Le Coran et les textes islamiques parlent beaucoup de cosmologie. Ce n'est donc pas par fortune si al-Jubba'i s'est penché sur cette question. Malgré le fait que ce qu'on conserve des écrits cosmologiques d'al-Jubba'i est très maigre, il y a toutefois possibilité de dégager les grands traits de sa cosmologie par les auteurs qui citent son commentaire du Coran.
Il apparaît alors que la cosmologie, telle qu'al-Jubba'i pensait qu'elle était, était basée sur une lecture littérale du Coran. En outre, bien qu'al-Jubba'i semble discuter avec certains philosophes de l'antiquité (comme Aristote), ou encore certains de ses prédécesseurs (tels qu'al-Nazzam ou Mu'ammar), il leur fait une critique plutôt qu'il les reprend positivement.

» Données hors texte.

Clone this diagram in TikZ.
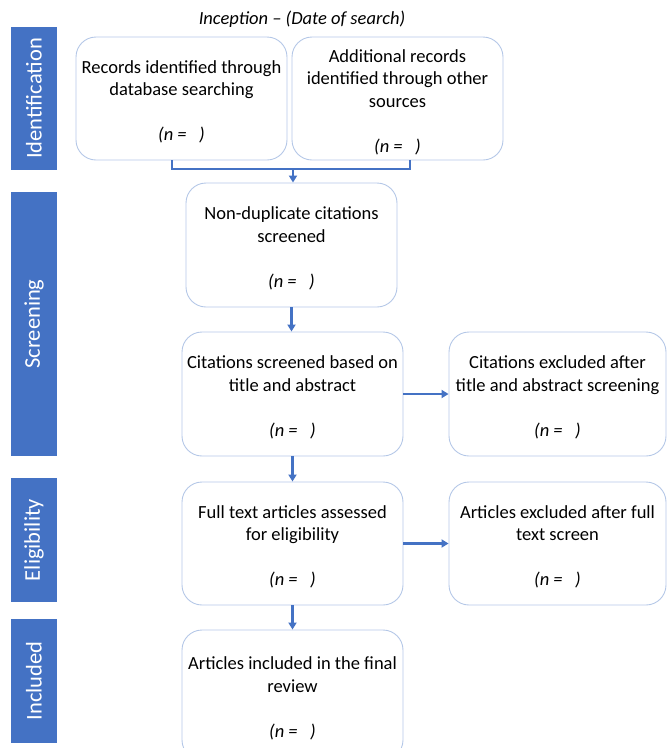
\documentclass[tikz,border=0pt]{standalone}
\usepackage{fontspec}
\setmainfont{Carlito}
\usetikzlibrary{arrows.meta}
\definecolor{barblue}{HTML}{4472C4}
\definecolor{boxline}{HTML}{B4C7E7}
\newcommand\toppad{\rule{0pt}{20pt}}
\begin{document}
\begin{tikzpicture}[x=1pt,y=-1pt,
  stagebox/.style={draw=boxline, line width=0.9pt, rounded corners=20pt, align=center,
    font=\fontsize{18.5}{22.5}\selectfont, inner sep=0pt},
  sidebar/.style={fill=barblue, text=white, minimum height=46pt, inner sep=0pt, rotate=90,
    font=\fontsize{22.5}{27}\selectfont},
  flow/.style={draw=barblue, line width=2.2pt},
  flowarrow/.style={flow, -{Triangle[length=7pt,width=8pt]}}
]
\useasboundingbox (0,0) rectangle (667,748);
\clip (0,0) rectangle (667,748);

% title
\node[font=\fontsize{18.5}{22.5}\selectfont\itshape] (title) at (302,19) {Inception – (Date of search)};

% side bars
\node[sidebar, minimum width=143pt] (sid) at (34,98.5) {Identification};
\node[sidebar, minimum width=264pt] (sscr) at (34,324) {Screening};
\node[sidebar, minimum width=124pt] (selig) at (34,540) {Eligibility};
\node[sidebar, minimum width=124pt] (sinc) at (34,681) {Included};

% boxes
\node[stagebox, minimum width=211pt, minimum height=123pt] (b1) at (181.5,98.5)
  {\toppad Records identified through\\database searching\\[22.5pt]\textit{(n =\ \ \ )}};
\node[stagebox, minimum width=211pt, minimum height=123pt] (b2) at (397.5,98.5)
  {\toppad Additional records\\identified through other\\sources\\[22.5pt]\textit{(n =\ \ \ )}};
\node[stagebox, minimum width=211pt, minimum height=124pt] (b3) at (291.5,245)
  {\toppad Non-duplicate citations\\screened\\[22.5pt]\textit{(n =\ \ \ )}};
\node[stagebox, minimum width=221pt, minimum height=124pt] (b4) at (292.5,394)
  {\toppad Citations screened based on\\title and abstract\\[22.5pt]\textit{(n =\ \ \ )}};
\node[stagebox, minimum width=217pt, minimum height=124pt] (b5) at (557.5,394)
  {\toppad Citations excluded after\\title and abstract screening\\[22.5pt]\textit{(n =\ \ \ )}};
\node[stagebox, minimum width=221pt, minimum height=123pt] (b6) at (292.5,543.5)
  {\toppad Full text articles assessed\\for eligibility\\[22.5pt]\textit{(n =\ \ \ )}};
\node[stagebox, minimum width=217pt, minimum height=123pt] (b7) at (557.5,543.5)
  {\toppad Articles excluded after full\\text screen\\[22.5pt]\textit{(n =\ \ \ )}};
\node[stagebox, minimum width=221pt, minimum height=130pt] (b8) at (292.5,695)
  {\toppad Articles included in the final\\review\\[22.5pt]\textit{(n =\ \ \ )}};

% connectors
\coordinate (join) at (293,169);
\draw[flow] ([xshift=-9.5pt]b1.south) |- (join) -| ([xshift=12.5pt]b2.south);
\draw[flowarrow] (join) -- (join |- b3.north);
\draw[flowarrow] (b3.south) -- (b3.south |- b4.north);
\draw[flowarrow] (b4.south) -- (b4.south |- b6.north);
\draw[flowarrow] (b6.south) -- (b6.south |- b8.north);
\draw[flowarrow] (b4.east) -- (b4.east -| b5.west);
\draw[flowarrow] (b6.east) -- (b6.east -| b7.west);
\end{tikzpicture}
\end{document}
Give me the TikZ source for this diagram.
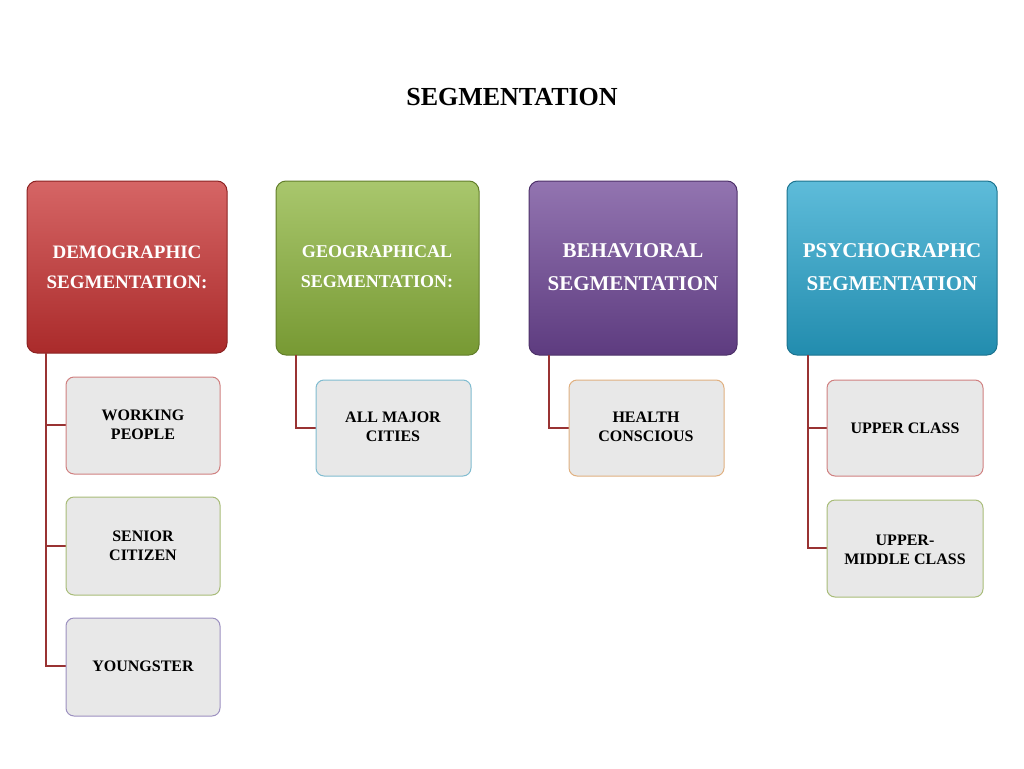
\documentclass[tikz,border=0pt]{standalone}
\usepackage{fontspec}
\setmainfont{Liberation Serif}
\begin{document}
\begin{tikzpicture}[x=1pt,y=-1pt,
 head/.style={rounded corners=10pt,draw=#1!70!black,line width=1pt,top color=#1!75!white,bottom color=#1!85!black,text=white,font=\bfseries\fontsize{20}{26}\selectfont,align=center},
 child/.style={rounded corners=8pt,draw=#1,line width=1pt,fill=black!9,font=\bfseries\fontsize{16}{19}\selectfont,align=center},
 conn/.style={draw=red!50!black!80,line width=2.5pt}]
\useasboundingbox (0,0) rectangle (1024,768);
\definecolor{cred}{HTML}{C83232}\definecolor{cgreen}{HTML}{8CB43C}
\definecolor{cpurple}{HTML}{6E4696}\definecolor{cblue}{HTML}{28A5CD}
\definecolor{bred}{HTML}{D08080}\definecolor{bgreen}{HTML}{A8BC78}
\definecolor{bpurple}{HTML}{9C90C0}\definecolor{bblue}{HTML}{80BCD0}
\definecolor{borange}{HTML}{E0B080}\definecolor{lc}{HTML}{B04848}
\node (t) at (512,97) {\bfseries\fontsize{26}{30}\selectfont SEGMENTATION};
\path[head=cred] (27,181) rectangle (227,353); \node (h1) at (127,267) [text=white,font=\bfseries\fontsize{19}{30}\selectfont,align=center] {DEMOGRAPHIC\\SEGMENTATION:};
\path[head=cgreen] (276,181) rectangle (479,355); \node (h2) at (377,267) [text=white,font=\bfseries\fontsize{18}{30}\selectfont,align=center] {GEOGRAPHICAL\\SEGMENTATION:};
\path[head=cpurple] (529,181) rectangle (737,355); \node (h3) at (633,267) [text=white,font=\bfseries\fontsize{21}{33}\selectfont,align=center] {BEHAVIORAL\\SEGMENTATION};
\path[head=cblue] (787,181) rectangle (997,355); \node (h4) at (892,267) [text=white,font=\bfseries\fontsize{21}{33}\selectfont,align=center] {PSYCHOGRAPHC\\SEGMENTATION};
\coordinate (a1) at (46,353); \coordinate (a2) at (296,355); \coordinate (a3) at (549,355); \coordinate (a4) at (808,355);
\draw[conn] (a1) |- (66,425) (a1) |- (66,546) (a1) |- (66,666);
\draw[conn] (a2) |- (316,428);
\draw[conn] (a3) |- (569,428);
\draw[conn] (a4) |- (827,428) (a4) |- (827,548);
\path[child=bred] (66,377) rectangle (220,474); \node (c1) at (143,425) [font=\bfseries\fontsize{16}{19}\selectfont,align=center] {WORKING\\PEOPLE};
\path[child=bgreen] (66,497) rectangle (220,595); \node (c2) at (143,546) [font=\bfseries\fontsize{16}{19}\selectfont,align=center] {SENIOR\\CITIZEN};
\path[child=bpurple] (66,618) rectangle (220,716); \node (c3) at (143,666) [font=\bfseries\fontsize{16}{19}\selectfont] {YOUNGSTER};
\path[child=bblue] (316,380) rectangle (471,476); \node (c4) at (393,427) [font=\bfseries\fontsize{16}{19}\selectfont,align=center] {ALL MAJOR\\CITIES};
\path[child=borange] (569,380) rectangle (724,476); \node (c5) at (646,427) [font=\bfseries\fontsize{16}{19}\selectfont,align=center] {HEALTH\\CONSCIOUS};
\path[child=bred] (827,380) rectangle (983,476); \node (c6) at (905,428) [font=\bfseries\fontsize{16}{19}\selectfont] {UPPER CLASS};
\path[child=bgreen] (827,500) rectangle (983,597); \node (c7) at (905,550) [font=\bfseries\fontsize{16}{19}\selectfont,align=center] {UPPER-\\MIDDLE CLASS};
\end{tikzpicture}
\end{document}
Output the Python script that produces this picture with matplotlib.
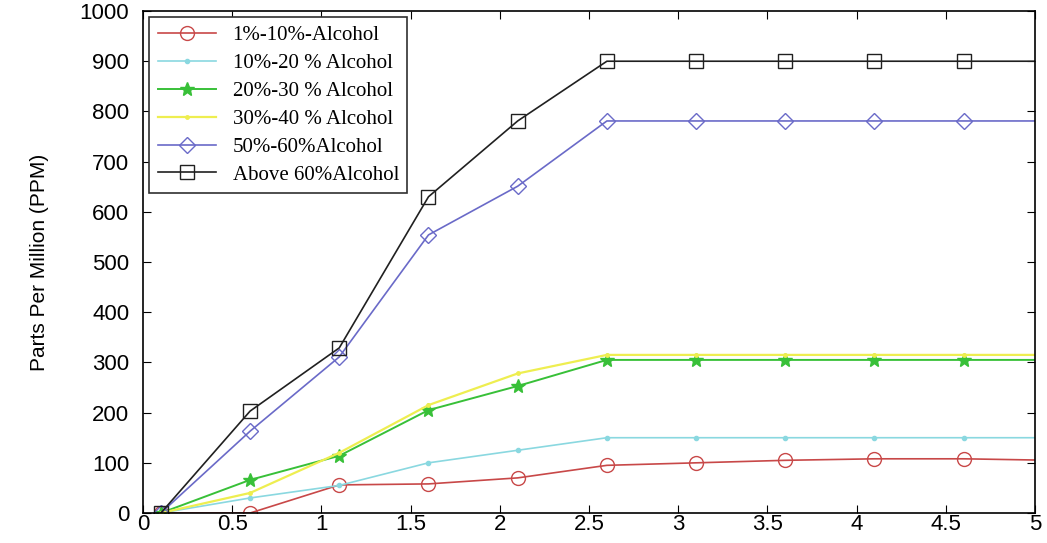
import numpy as np
import matplotlib.pyplot as plt

# dane
x = [0.1, 0.6, 1.1, 1.6, 2.1, 2.6, 3.1, 3.6, 4.1, 4.6, 5.1]
alc_1_10 = [0, 0, 56, 58, 70, 95, 100, 105, 108, 108, 105]
alc_10_20 = [0, 30, 55, 100, 125, 150, 150, 150, 150, 150, 150]
alc_20_30 = [0, 66, 114, 205, 253, 305, 305, 305, 305, 305, 305]
alc_30_40 = [0, 40, 120, 215, 278, 315, 315, 315, 315, 315, 315]
alc_50_60 = [0, 163, 311, 554, 651, 781, 781, 781, 781, 781, 781]
alc_60 = [0, 203, 329, 630, 781, 900, 900, 900, 900, 900, 900]

labels = ['1%-10%-Alcohol', '10%-20 % Alcohol', '20%-30 % Alcohol',
          '30%-40 % Alcohol', '50%-60%Alcohol', 'Above 60%Alcohol']
x_ticks = [0, 0.5, 1, 1.5, 2, 2.5, 3, 3.5, 4, 4.5, 5]
x_tick_labels = ['0', '0.5', '1', '1.5', '2', '2.5', '3', '3.5', '4', '4.5', '5']
y_ticks = [0, 100, 200, 300, 400, 500, 600, 700, 800, 900, 1000]

fig = plt.figure(figsize=(10.47, 5.43), dpi=100)
ax = fig.add_axes([0.1366, 0.0552, 0.852, 0.9245])

ax.plot(x, alc_1_10, color='#c84848', marker='o', ms=10, mfc='none', lw=1.2, label=labels[0])
ax.plot(x, alc_10_20, color='#8ad8e0', marker='.', ms=6, lw=1.2, label=labels[1])
ax.plot(x, alc_20_30, color='#38c038', marker='*', ms=10, lw=1.4, label=labels[2])
ax.plot(x, alc_30_40, color='#eeee50', marker='.', ms=5, lw=1.6, label=labels[3])
ax.plot(x, alc_50_60, color='#6a6ac8', marker='D', ms=8, mfc='none', lw=1.2, label=labels[4])
ax.plot(x, alc_60, color='#202020', marker='s', ms=10, mfc='none', lw=1.2, label=labels[5])

ax.set_xlim(0, 5)
ax.set_ylim(0, 1000)
ax.set_xticks(x_ticks)
ax.set_xticklabels(x_tick_labels, fontsize=16, family='Liberation Sans')
ax.set_yticks(y_ticks)
ax.set_yticklabels([str(v) for v in y_ticks], fontsize=16, family='Liberation Sans')
ax.tick_params(direction='in', top=True, right=True, length=6)
ax.tick_params(axis='x', pad=1)
ax.tick_params(axis='y', pad=10)
ax.set_ylabel('Parts Per Million (PPM)', fontsize=15, family='Liberation Sans', labelpad=22)

for s in ax.spines.values():
    s.set_linewidth(1.2)

leg = ax.legend(loc='upper left', prop={'family': 'Liberation Serif', 'size': 15},
                fancybox=False, edgecolor='#303030', framealpha=1,
                borderaxespad=0.3, handlelength=2.8, labelspacing=0.4)
leg.get_frame().set_linewidth(1.2)

plt.savefig('out.png', dpi=100)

Al-Jubba'i est convaincu que la forme de la terre est plate (basita, musattaha). Non sphérique (kuriyya), "comme le prétendent les astronomes"[Tafsir 60],[Tafsir 61]. Pour soutenir cette position, al-Jubba'i commente les versets II:20[C 3] et LXXI:18[C 4] du Coran. Al-Jubba'i comprend donc littéralement les versets qui disent de la terre qu'elle est "lit", comme un "tapis". Remarquons que son propre fils, Abū Hāshīm al-Jubbā'ī, même s'il ne s'est pas prononcé explicitement, penchait pour la thèse de la sphéricité de la terre[Tafsir 62].
De la même façon que Dieu a créé sept cieux, Dieu a aussi créé sept terres. Al-Jubba'i remarque que dans tout le coran, il n'y a que le verset LXV:12[C 5] qui l'indique[Tafsir 63]. Al-Jubba'i indique que ces terres sont distinctes sans intervalle, ni séparation. Ces sept terres seraient alors continues, et non discrètes les unes des autres[17]. Daniel Gimaret, fait remarquer que ces sept terres pourraient une manière de désigner "qu'elles sont de nature chimique différente", ou qu'elles pourraient référer aux "sept climats"[Tafsir 64]. Cette proposition semble improbable, car al-Jubba'i n'en parle pas de cette manière ; en effet qu'elles soient de nature chimique différente, ou qu'elles soient d'essences climateuses différentes, ces sept terres sont bien dites "une", or le fait de dire qu'elles soient de nature ou d'essence différente ne rend pas compte de l'unité. Au contraire, il serait plus probable qu'al-Jubba'i parle de la terre d'un point de vue logique, du fait qu'il insiste sur le terme de genre[18]. "Il y a sept terres en ce sens qu'elles sont sept genres"[Tafsir 63] indiquerait en réalité qu'il y aurait sept façons définies de parler d'une même terre ; qu'il n'y aurait pas d'intervalle ni de séparation indiquerait que ces sept façons de parler de la terre n'acceptent pas plus de définitions que sept (pas d'intervalle), et que ces sept façons rendent bien compte d'une seule terre (pas de séparation).
Au-dessus des sept terres sont ce qu'al-Jubba'i nomme les "sphères mobiles", ou "tournantes", et les "astres errants" ; autrement dit les planètes. Les deux planètes citées dans le Coran sont la Lune et le Soleil. Al-Jubba'i souligne leur régularité : le Soleil parcourt le ciel en 360 jours et quelques, et la Lune en 28 jours[Tafsir 65].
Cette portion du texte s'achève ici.